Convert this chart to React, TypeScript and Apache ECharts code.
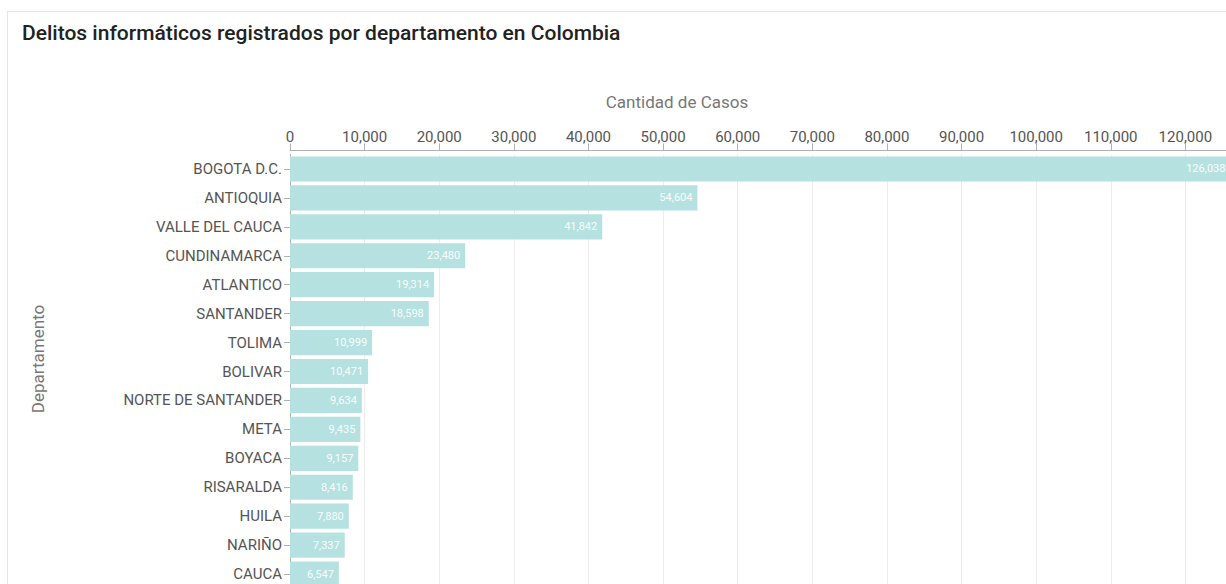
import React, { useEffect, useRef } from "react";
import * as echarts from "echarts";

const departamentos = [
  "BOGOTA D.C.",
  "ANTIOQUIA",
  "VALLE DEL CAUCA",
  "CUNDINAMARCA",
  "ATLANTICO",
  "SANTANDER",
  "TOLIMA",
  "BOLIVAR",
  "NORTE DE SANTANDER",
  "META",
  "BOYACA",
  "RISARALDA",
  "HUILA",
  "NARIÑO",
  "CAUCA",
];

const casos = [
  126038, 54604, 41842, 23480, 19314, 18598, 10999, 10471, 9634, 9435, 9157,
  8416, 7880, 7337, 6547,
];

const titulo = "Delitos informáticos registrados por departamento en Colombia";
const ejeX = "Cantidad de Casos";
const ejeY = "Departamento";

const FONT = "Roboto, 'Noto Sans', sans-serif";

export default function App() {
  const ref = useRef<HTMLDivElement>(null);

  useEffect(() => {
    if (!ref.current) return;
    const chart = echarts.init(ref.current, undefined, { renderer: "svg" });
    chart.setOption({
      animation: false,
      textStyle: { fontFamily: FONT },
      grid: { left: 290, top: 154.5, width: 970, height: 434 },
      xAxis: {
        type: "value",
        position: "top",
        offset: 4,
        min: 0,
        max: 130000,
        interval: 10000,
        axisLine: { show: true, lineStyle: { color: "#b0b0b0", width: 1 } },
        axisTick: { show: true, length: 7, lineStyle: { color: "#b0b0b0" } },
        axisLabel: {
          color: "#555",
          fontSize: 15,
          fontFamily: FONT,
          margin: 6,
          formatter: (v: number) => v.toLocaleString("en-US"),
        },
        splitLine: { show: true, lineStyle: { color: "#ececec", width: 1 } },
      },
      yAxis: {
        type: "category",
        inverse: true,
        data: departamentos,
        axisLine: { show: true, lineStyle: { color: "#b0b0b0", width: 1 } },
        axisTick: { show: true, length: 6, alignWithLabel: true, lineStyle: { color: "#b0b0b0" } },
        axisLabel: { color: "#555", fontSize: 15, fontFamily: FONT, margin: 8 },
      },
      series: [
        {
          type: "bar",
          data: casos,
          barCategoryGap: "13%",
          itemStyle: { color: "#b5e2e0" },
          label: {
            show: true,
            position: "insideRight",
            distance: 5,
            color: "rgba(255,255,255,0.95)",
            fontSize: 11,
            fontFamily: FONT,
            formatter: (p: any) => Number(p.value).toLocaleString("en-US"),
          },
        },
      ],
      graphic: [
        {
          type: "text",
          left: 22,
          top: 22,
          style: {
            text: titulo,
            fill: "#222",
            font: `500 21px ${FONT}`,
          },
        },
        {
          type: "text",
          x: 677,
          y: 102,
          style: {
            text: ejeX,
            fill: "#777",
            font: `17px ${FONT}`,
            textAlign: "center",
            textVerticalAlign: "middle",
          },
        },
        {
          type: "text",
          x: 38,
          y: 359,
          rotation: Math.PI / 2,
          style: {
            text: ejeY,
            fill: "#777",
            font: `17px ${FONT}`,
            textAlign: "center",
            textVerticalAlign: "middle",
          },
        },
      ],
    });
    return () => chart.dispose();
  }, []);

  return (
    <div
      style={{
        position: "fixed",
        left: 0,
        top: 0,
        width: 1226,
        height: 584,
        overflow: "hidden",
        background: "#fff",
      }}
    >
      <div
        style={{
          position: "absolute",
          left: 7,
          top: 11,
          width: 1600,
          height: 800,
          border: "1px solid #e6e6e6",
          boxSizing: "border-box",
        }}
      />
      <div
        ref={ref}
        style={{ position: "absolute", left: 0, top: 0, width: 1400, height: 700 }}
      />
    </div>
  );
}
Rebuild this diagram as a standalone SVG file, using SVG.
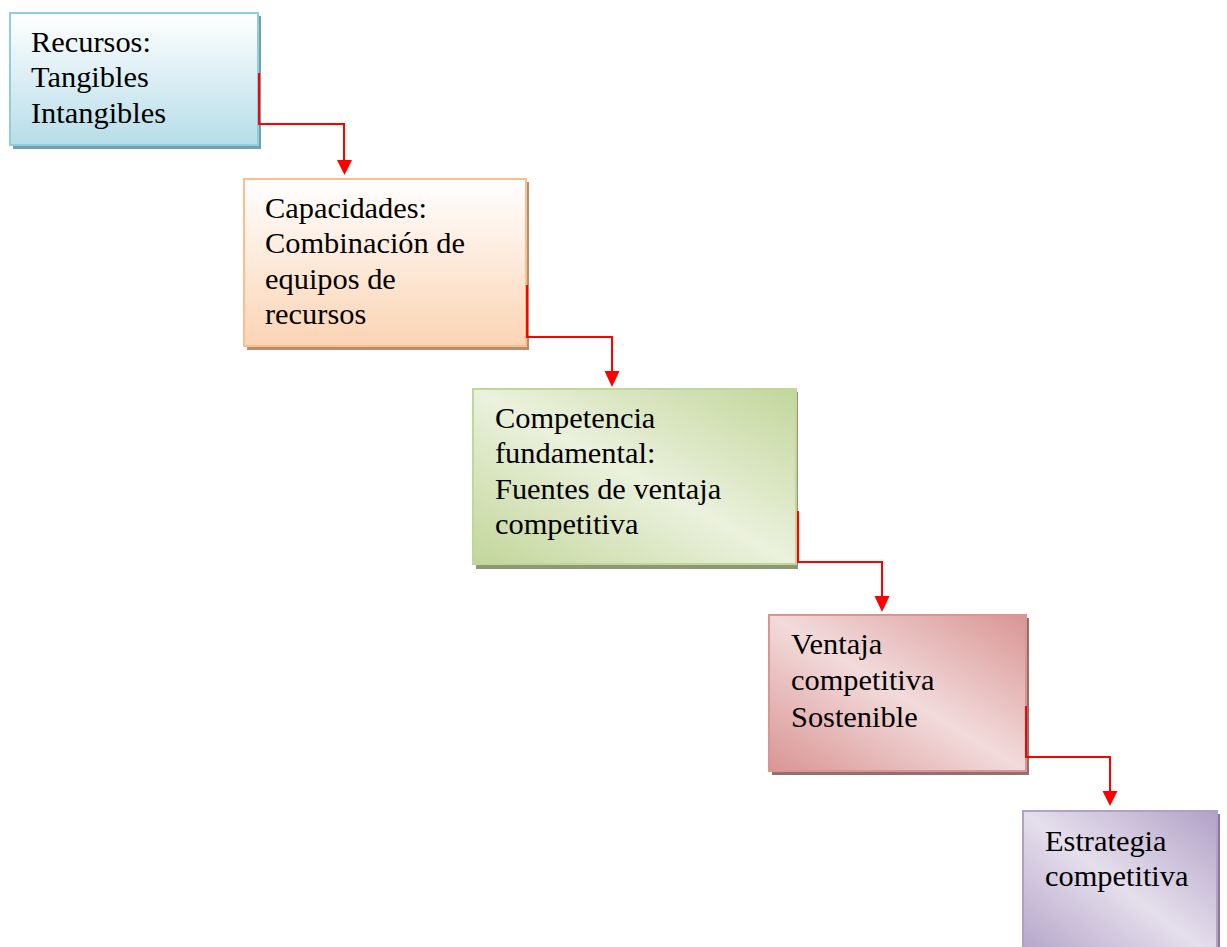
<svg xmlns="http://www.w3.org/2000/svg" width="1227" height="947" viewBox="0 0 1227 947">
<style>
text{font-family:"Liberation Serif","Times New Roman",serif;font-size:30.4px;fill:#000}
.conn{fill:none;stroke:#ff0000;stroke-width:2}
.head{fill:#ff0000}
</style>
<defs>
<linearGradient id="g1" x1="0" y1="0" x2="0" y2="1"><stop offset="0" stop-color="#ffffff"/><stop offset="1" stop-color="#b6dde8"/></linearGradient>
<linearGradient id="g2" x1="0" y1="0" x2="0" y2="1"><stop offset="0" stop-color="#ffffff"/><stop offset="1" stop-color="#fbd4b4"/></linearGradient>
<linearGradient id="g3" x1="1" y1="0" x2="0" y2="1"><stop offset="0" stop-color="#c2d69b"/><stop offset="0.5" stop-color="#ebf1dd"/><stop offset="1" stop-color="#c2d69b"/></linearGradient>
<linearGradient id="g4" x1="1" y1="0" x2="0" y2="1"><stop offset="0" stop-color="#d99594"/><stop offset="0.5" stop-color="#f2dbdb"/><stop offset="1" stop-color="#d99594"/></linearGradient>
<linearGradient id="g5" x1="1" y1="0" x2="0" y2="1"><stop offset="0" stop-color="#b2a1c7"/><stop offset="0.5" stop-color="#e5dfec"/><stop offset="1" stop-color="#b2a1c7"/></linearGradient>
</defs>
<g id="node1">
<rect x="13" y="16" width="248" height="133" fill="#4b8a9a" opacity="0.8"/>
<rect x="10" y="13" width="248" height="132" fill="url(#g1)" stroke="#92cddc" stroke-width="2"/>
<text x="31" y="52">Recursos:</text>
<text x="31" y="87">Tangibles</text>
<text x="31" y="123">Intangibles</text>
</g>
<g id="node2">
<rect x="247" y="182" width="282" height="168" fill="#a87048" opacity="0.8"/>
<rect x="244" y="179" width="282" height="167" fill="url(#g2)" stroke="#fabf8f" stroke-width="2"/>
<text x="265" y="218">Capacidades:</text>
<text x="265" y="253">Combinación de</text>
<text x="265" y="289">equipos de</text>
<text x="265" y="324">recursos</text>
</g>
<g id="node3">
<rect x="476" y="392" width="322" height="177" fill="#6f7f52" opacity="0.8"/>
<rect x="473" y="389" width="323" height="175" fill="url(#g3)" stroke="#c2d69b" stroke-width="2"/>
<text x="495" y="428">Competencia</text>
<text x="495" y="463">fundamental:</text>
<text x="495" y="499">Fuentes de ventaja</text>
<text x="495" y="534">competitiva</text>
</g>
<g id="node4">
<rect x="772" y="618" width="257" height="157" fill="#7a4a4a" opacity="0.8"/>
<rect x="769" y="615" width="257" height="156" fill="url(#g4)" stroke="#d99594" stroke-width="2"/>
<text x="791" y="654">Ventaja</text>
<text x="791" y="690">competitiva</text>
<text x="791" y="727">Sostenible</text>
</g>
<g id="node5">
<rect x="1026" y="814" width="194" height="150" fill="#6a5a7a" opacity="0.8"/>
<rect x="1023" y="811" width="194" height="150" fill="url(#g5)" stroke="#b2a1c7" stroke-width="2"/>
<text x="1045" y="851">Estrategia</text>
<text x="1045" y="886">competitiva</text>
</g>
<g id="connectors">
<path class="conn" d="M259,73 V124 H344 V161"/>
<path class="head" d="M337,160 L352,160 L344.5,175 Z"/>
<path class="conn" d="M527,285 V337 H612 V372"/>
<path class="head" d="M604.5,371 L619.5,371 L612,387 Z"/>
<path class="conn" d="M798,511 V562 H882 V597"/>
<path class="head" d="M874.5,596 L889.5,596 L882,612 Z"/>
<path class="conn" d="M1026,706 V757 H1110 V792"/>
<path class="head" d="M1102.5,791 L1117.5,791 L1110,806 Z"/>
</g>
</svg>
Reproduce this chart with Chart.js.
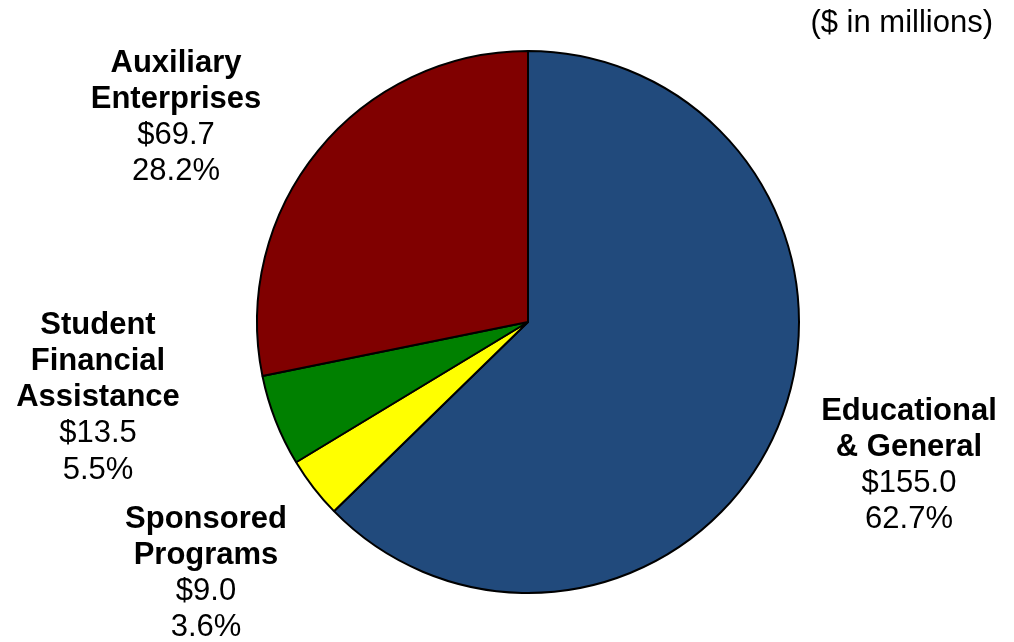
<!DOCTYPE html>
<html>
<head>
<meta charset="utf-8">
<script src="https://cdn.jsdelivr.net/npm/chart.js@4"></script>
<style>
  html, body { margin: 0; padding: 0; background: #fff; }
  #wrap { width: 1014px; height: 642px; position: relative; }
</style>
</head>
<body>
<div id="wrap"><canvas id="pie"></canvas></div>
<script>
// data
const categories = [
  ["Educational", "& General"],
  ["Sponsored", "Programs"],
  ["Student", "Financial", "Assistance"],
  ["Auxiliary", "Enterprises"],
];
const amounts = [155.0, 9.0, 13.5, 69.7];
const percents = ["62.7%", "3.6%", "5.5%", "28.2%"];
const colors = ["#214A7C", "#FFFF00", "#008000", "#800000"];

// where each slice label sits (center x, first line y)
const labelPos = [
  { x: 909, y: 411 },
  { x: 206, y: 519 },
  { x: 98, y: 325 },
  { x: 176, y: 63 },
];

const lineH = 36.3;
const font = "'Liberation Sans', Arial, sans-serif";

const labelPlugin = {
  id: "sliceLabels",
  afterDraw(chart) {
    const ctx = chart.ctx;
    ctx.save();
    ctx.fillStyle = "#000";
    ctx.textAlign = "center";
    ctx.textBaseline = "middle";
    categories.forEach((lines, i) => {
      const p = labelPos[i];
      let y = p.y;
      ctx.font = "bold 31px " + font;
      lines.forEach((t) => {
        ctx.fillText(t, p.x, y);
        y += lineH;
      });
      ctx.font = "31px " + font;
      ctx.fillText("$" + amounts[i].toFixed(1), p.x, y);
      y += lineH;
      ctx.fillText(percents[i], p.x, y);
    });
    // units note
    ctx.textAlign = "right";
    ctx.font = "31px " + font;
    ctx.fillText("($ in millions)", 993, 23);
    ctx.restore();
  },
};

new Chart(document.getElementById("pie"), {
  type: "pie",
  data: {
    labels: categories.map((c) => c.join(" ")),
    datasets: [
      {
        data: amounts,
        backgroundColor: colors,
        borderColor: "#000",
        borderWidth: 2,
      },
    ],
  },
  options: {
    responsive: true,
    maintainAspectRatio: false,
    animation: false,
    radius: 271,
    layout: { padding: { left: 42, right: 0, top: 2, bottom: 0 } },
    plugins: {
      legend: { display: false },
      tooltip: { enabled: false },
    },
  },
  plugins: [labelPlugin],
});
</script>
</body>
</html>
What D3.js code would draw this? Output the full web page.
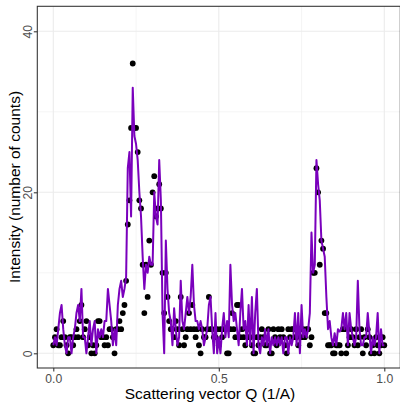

■ ■ ■ ■ ■ ■ ■

## Problem statement
Show all lines from the data above in which the word "code" appears.

## Solution
Convert this chart to React, TypeScript and Apache ECharts code.
What D3.js code would draw this? Output the full web page.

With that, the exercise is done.